In Python, everything is an object. Compared to Java which forces you to code everything in an object-oriented programming style but still has the concept of primitive types which are not objects on their own (although Java 5 added autoboxing to help hide this discrepancy), Python has no primitive types which aren’t objects but provides the concept of functions to support procedural programming (Python also has minor support for functional programming but that’s another conversation). While this dichotomy in Python of supporting both object-oriented and procedural programming allows using the right approach for the needs of the problem, people coming from other languages that are only procedural or object-oriented tends to lead to people missing the opportunity to harness this dichotomy that Python provides. The hope of this post is to show people coming from object-oriented-heavy languages like Java and C# that using functions when it makes sense is an idiomatic use of Python.

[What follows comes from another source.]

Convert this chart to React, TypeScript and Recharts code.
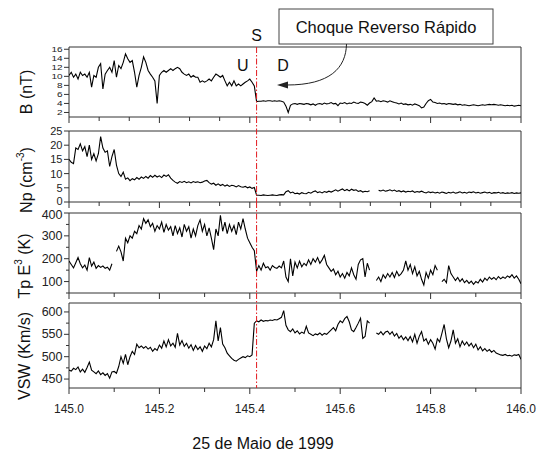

The biggest question you need to ask yourself when working with Python is whether a class is even appropriate for the problem (Jack Diederich gave a talk at PyCon US 2012 on this exact topic)? If you take the time to think over the problem you’re trying to solve you may find the answer is “no” on a somewhat regular basis.

All of this begs the question of what exactly is object-oriented programming for? For many this is a question that they have never stopped to think about because they came from a language that was entirely object-oriented to begin with or a language that just completely lacked it. The naïve answer is that object-oriented programming provides a way to organize code that puts methods with the data they work with. But really that’s just a kind of namespace, and namespaces are not unique to object-oriented programming.

The truly important part of object-oriented programming is dispatching/messaging. This is what inheritance is built on top of and what lets an object choose which method to use at run-time. The classic ability of object-oriented programming to affect semantics by overriding a method in a subclass comes into play and shows its usefulness in this regard. When you want to change semantics of a method that another method uses, essentially injecting your differing semantics into the middle of executing code without having to copy-and-paste the surrounding code to make such a change is where object-oriented programming shines.

But is the ability to override methods always important? Consider the heapq module in Python’s standard library. While a heap could be viewed as a classic object-oriented programming problem by providing a heap object, it might not always make sense to dictate upfront that someone use a special class just to have a heap. In the case of heapq, you pass in a mutable sequence that is to be the heap into functions instead of creating a heap class to begin with. This becomes important in terms of API flexibility as it means that while your code may want to use a heap, you can have users of your code just give you a mutable sequence and you can turn it into a heap as you deem necessary. So in this instance, it’s much better to have your code which implements a heap be functions that can work with any mutable sequence instead of a class that someone must start out using.

Essentially, unless you see a need for users of your code to customize some bit of functionality that is in the middle of a call chain, don’t bother with using a class. Namespacing in Python is very rich, so you don’t need object-oriented programming to organize data with the code that works with it (simply create a module that groups code that operates on similar objects together). And if you expect users to only change semantics of your code at the beginning or end of a computation, then you still don’t need object-oriented programming as that’s just wrapping a function call to manipulate data before/after calling your function. In the end, you really only need to object-oriented programming to provide a mechanism for which the semantics of how something is computed or accessed at a fundamental level that permeates through code implicitly.

To help make this distinction more clear, think about heapsorting again. This is a straight-forward concept and it’s easy to write a function that takes a sequence and performs a heapsort which requires just comparing objects as less-than or equal to each other. Since the algorithm is already object-agnostic, the sorting function itself doesn’t need to be a method on the sequence object. But since comparing two objects can need to vary between objects and is embedded within the heapsort algorithm, the comparison operation should be a method that can be easily overridden. While you could take a comparison function as an argument to the sorting function, that comparison function would need to know how to handle all possible objects in the sequence, while having the comparison code attached to the object means an object just needs to worry about itself in the comparison. And so in this instance it makes sense for comparing to be an object-oriented feature while the sorting of a sequence isn’t.

And even when it does make sense to define a class, don’t overdo it. For instance, do not overdo the use of staticmethod. While it might be tempting to put all related code on a class even when it doesn’t require access to the instance or class itself, the use of staticmethod should be relegated to only things which a subclass may want to override. If you have a staticmethod which is private or is not called by other methods on the class then you should simply make it a function and pass the instance into the function. It works just as well and clearly separates what is tightly coupled to the class’ implementation and what isn’t.